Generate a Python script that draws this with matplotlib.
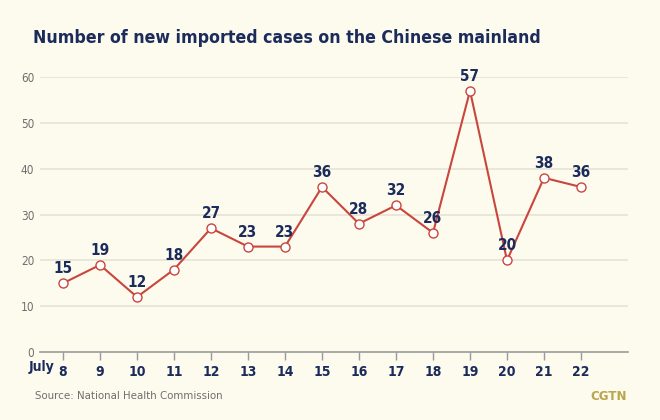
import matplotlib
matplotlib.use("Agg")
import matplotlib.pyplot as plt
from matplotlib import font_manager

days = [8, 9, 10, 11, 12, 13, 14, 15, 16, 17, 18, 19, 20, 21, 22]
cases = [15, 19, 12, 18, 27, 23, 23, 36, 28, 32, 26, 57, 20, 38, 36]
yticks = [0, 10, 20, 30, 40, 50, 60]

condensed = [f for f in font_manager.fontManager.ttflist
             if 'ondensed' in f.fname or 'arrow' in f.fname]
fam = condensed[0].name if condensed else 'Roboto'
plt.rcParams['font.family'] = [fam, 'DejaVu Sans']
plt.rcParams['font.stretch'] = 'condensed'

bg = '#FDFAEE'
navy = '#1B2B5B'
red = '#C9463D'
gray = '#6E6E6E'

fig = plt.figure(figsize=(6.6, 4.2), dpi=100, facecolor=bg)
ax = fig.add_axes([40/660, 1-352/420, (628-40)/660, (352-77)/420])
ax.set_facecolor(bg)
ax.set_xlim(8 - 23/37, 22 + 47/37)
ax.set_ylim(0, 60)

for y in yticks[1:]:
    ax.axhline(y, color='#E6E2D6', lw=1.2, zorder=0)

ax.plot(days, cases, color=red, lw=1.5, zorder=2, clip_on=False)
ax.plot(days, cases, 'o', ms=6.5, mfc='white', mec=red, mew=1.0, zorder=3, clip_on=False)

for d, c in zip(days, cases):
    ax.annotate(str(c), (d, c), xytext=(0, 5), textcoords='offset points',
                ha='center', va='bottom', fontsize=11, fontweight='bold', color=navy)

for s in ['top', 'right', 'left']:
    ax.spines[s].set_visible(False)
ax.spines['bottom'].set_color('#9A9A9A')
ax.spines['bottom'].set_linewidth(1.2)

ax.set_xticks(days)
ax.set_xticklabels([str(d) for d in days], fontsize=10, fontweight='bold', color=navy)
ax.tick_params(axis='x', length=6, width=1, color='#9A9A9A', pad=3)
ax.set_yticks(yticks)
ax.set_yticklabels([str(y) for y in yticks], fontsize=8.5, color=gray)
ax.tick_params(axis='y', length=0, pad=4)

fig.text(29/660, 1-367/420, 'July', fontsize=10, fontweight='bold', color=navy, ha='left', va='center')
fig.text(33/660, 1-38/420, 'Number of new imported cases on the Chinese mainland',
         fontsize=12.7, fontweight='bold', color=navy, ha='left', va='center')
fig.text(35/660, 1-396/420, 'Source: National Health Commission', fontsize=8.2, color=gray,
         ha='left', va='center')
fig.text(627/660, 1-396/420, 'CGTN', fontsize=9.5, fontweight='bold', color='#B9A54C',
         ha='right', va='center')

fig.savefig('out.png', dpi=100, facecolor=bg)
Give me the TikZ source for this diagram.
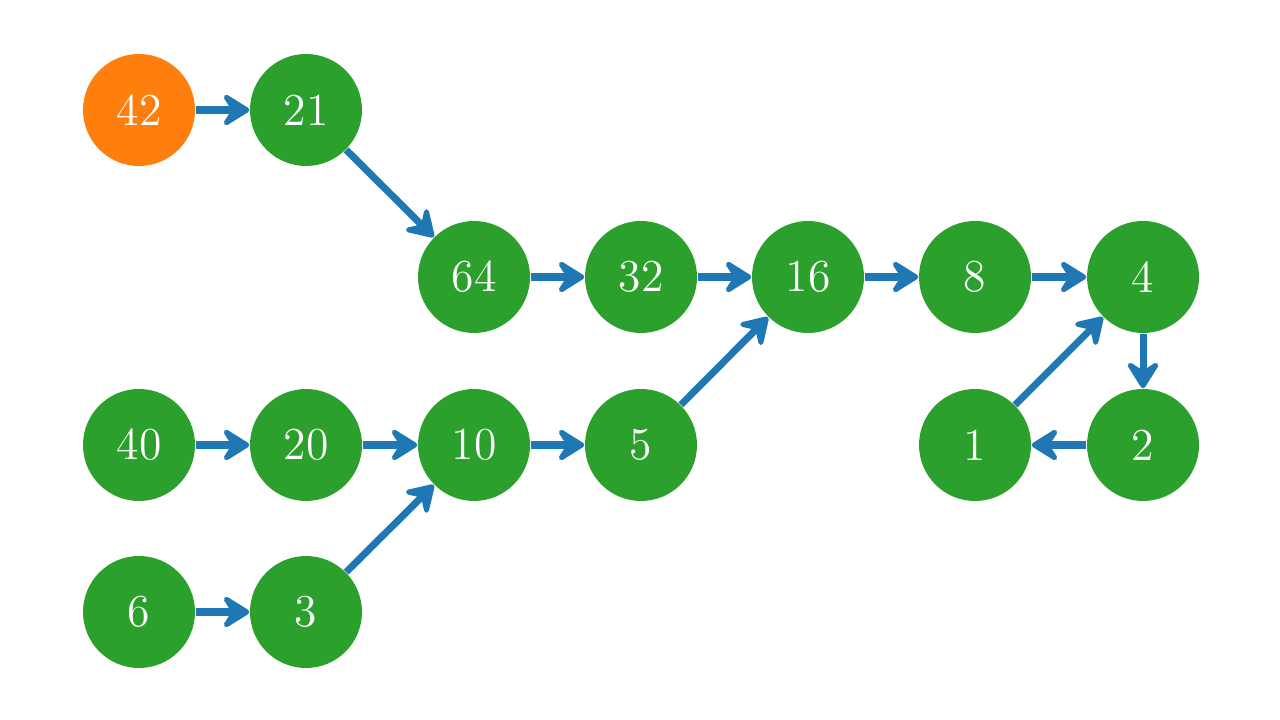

•••

WRITTEN TASK :: Check each line of the entries for the string "this". Copy the lines that have it.

RESPONSE TO THE TASK ::
Generate a Python script that draws this with matplotlib.
Give me the TikZ source for this diagram.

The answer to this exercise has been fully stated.